Some companies are running a performance feedback/performance review at this time of the year. Often enough I have found cases that employees are quite reluctant to discuss about getting a pay rise despite that they have given their best to their organization. Expecting their managers have already understood on what they want.
The conversation around asking for a raise is going to feel awkward and uncomfortable, but push through that momentary discomfort to get the potential reward of a raise.
The fact is, you need to state what you want.
Here are some tips which I hope can be useful for you to negotiate on your pay rise:
- Start with researching what the market is paying for existing roles. Then collect evidence on your successes and achievements, what you have delivered against your KPI’s and also what you have achieved beyond your role expectations. Research means that you can go check to your friends/network with similar role as you are. It’s important to check with people who are in the same industry as you are because every industries have different standard. Networking with a recruitment consultant can also be useful for you because they can give you the insight on the latest market trends.

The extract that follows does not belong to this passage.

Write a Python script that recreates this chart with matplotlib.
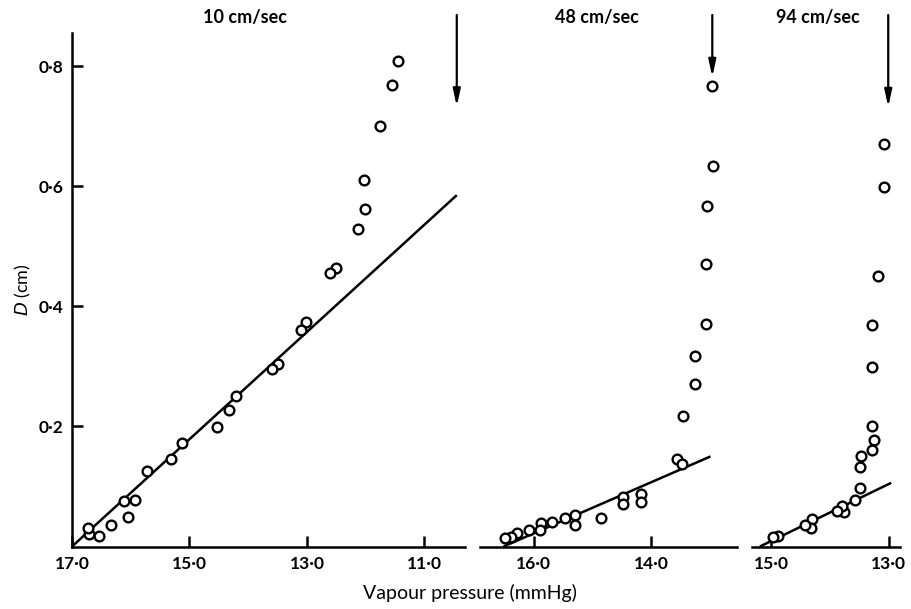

- I acknowledge that in established companies, the performance review system is already set up. However, if you don’t have a performance review system in your company, drive your own. Book a time with your manager to discuss thoroughly about this topic. Know what you want before you start the discussion with your manager. Back up with arguments on your achievements and prepare with challenging questions from your manager. You need to be ready to answer every possibility of scenario during the discussion. Don’t argue to have a pay rise because you think you have stayed long enough with the company. An employer will give you a pay rise because they know you are contributing to the bottom line.
- If staying in the current role cannot justify for you to get a pay rise, get an alternative job offer with a higher pay. Present it to your manager. State that you want to stay in the company however the additional money from the other company will have a big impact on your personal life. i.e. help pay the bills, putting your kids into good schools etc. If they really want to keep you, they’ll come back with a counter offer. If they don’t, you know that it’s time to move on to a company that will value you more.
However, even with the most eloquent and persuasive presentation of facts, be prepared for a ‘no’ if company performance and your performance means pay increases are on hold for the year.
If you can accept the ‘No’ answer
Stay in the company, accept the situation and be happy with it. Engage with your job and keep doing your best. You need to be able to see the overall situation. Yes, the job cannot give you the pay rise as what you expect, but think about the intangible things that the company can give to you now and in a long run. Personal development, great challenges that can stretch your capability, managerial skill, interesting role that you love, the working environment that you love. And the list will keep going. Be positive. You just need to know what are the things that you value and what suit you. Don’t stay in a company while holding your grudge. It’s not good for your soul and others.
If you cannot accept the ‘No’ answer
Go find another job that you think will suit your expectation and needs. However, please ensure that you do your research well before moving to a new company because every companies have its pros and cons. Be ready with the new challenges in the company. By the end of the way, it really depends on what you are looking for in your career. What make you happy and what make you committed to do the best to the company and to others.
Be happy, overcome challenges and bring impact.